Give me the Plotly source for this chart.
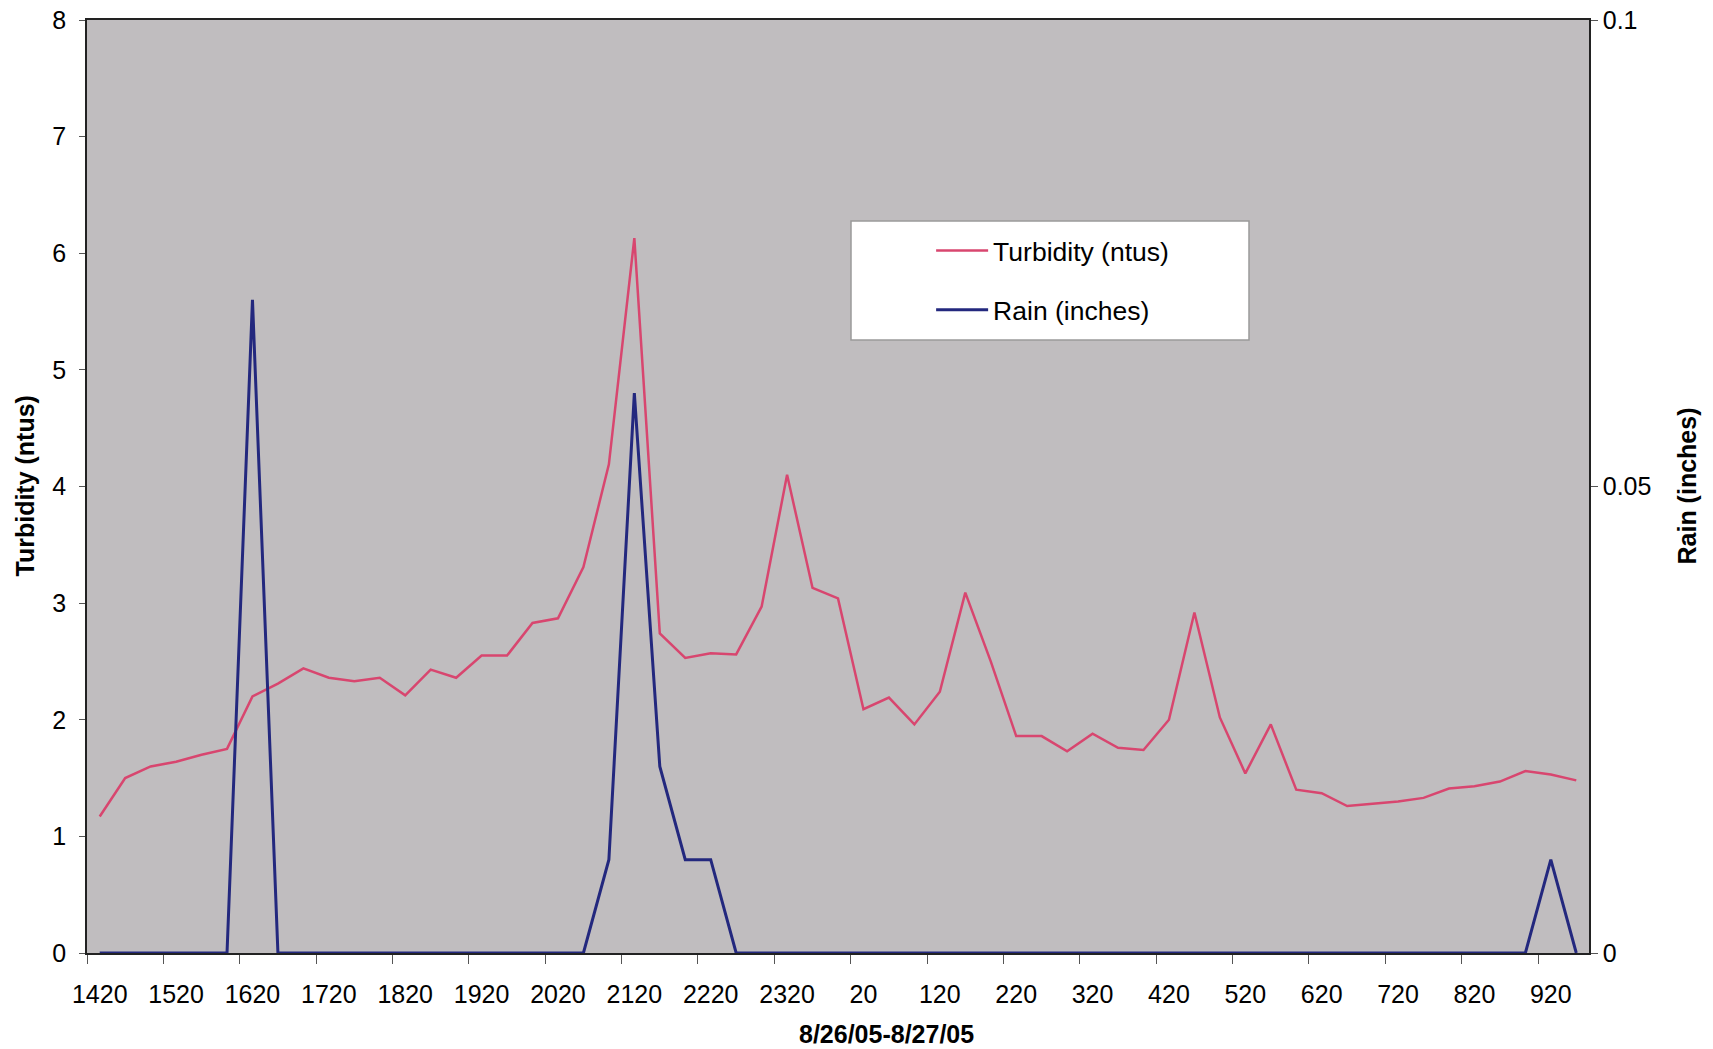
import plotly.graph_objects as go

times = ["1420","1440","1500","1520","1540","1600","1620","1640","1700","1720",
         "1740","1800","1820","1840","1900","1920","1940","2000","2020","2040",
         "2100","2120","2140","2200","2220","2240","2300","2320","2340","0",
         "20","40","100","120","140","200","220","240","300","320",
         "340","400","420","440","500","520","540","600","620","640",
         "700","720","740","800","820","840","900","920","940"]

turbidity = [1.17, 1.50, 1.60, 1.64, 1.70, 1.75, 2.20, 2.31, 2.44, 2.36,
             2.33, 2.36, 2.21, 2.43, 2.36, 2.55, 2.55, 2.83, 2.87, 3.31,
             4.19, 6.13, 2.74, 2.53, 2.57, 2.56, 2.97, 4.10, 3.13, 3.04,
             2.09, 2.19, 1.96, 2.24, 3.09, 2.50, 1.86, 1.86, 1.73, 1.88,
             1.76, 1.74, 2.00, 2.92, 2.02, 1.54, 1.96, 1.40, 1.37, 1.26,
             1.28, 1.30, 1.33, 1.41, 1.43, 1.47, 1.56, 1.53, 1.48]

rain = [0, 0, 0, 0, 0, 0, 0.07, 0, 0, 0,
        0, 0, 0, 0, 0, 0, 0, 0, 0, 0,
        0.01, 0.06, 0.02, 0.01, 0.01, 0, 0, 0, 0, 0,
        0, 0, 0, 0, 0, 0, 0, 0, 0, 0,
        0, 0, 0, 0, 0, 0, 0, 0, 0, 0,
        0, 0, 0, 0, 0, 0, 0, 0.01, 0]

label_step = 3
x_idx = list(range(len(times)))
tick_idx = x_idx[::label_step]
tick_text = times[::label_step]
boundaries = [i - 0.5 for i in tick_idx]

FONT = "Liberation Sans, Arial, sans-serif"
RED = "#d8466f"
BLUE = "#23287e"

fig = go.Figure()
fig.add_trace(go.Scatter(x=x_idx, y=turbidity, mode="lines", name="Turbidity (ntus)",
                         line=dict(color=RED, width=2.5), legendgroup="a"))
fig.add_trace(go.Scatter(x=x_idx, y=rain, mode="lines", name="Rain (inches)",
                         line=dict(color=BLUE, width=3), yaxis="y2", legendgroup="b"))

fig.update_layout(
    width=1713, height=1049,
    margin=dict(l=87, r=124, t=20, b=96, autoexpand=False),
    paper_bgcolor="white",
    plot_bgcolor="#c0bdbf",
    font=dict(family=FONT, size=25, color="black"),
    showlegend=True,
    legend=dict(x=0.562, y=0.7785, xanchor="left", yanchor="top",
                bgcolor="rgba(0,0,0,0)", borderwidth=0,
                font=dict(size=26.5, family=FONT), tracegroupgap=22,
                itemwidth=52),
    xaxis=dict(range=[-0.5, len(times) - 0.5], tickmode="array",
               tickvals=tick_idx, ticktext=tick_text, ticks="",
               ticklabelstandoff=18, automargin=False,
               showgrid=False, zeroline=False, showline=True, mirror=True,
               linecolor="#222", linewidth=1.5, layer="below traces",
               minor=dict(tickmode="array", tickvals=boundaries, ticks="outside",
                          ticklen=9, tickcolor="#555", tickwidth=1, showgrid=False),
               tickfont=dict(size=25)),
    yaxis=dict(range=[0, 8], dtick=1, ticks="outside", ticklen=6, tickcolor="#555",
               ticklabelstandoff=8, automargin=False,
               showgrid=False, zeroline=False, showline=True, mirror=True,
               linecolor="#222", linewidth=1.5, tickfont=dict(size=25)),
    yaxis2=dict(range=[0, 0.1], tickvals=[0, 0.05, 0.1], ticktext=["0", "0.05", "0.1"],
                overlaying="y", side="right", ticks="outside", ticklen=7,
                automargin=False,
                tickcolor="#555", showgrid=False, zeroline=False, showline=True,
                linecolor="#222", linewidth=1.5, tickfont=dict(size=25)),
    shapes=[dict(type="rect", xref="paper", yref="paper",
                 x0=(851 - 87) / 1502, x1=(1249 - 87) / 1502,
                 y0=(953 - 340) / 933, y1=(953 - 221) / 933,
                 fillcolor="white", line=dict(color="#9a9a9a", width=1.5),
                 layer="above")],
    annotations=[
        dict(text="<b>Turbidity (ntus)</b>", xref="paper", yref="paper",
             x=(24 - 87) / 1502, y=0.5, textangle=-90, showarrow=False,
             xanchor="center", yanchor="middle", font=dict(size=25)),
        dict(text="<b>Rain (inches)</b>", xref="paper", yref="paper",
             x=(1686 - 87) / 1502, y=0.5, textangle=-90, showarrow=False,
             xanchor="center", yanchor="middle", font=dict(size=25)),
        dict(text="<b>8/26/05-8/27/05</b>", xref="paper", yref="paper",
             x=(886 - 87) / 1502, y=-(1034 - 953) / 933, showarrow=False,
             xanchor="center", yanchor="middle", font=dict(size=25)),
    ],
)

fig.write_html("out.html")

==*==

Pictures are excluded; extract exactly the lines from the start of the data through the line that holds "0, 0, 0, 0, 0, 0, 0, 0.01, 0]", both ends included.

Give me the Plotly source for this chart.
import plotly.graph_objects as go

times = ["1420","1440","1500","1520","1540","1600","1620","1640","1700","1720",
         "1740","1800","1820","1840","1900","1920","1940","2000","2020","2040",
         "2100","2120","2140","2200","2220","2240","2300","2320","2340","0",
         "20","40","100","120","140","200","220","240","300","320",
         "340","400","420","440","500","520","540","600","620","640",
         "700","720","740","800","820","840","900","920","940"]

turbidity = [1.17, 1.50, 1.60, 1.64, 1.70, 1.75, 2.20, 2.31, 2.44, 2.36,
             2.33, 2.36, 2.21, 2.43, 2.36, 2.55, 2.55, 2.83, 2.87, 3.31,
             4.19, 6.13, 2.74, 2.53, 2.57, 2.56, 2.97, 4.10, 3.13, 3.04,
             2.09, 2.19, 1.96, 2.24, 3.09, 2.50, 1.86, 1.86, 1.73, 1.88,
             1.76, 1.74, 2.00, 2.92, 2.02, 1.54, 1.96, 1.40, 1.37, 1.26,
             1.28, 1.30, 1.33, 1.41, 1.43, 1.47, 1.56, 1.53, 1.48]

rain = [0, 0, 0, 0, 0, 0, 0.07, 0, 0, 0,
        0, 0, 0, 0, 0, 0, 0, 0, 0, 0,
        0.01, 0.06, 0.02, 0.01, 0.01, 0, 0, 0, 0, 0,
        0, 0, 0, 0, 0, 0, 0, 0, 0, 0,
        0, 0, 0, 0, 0, 0, 0, 0, 0, 0,
        0, 0, 0, 0, 0, 0, 0, 0.01, 0]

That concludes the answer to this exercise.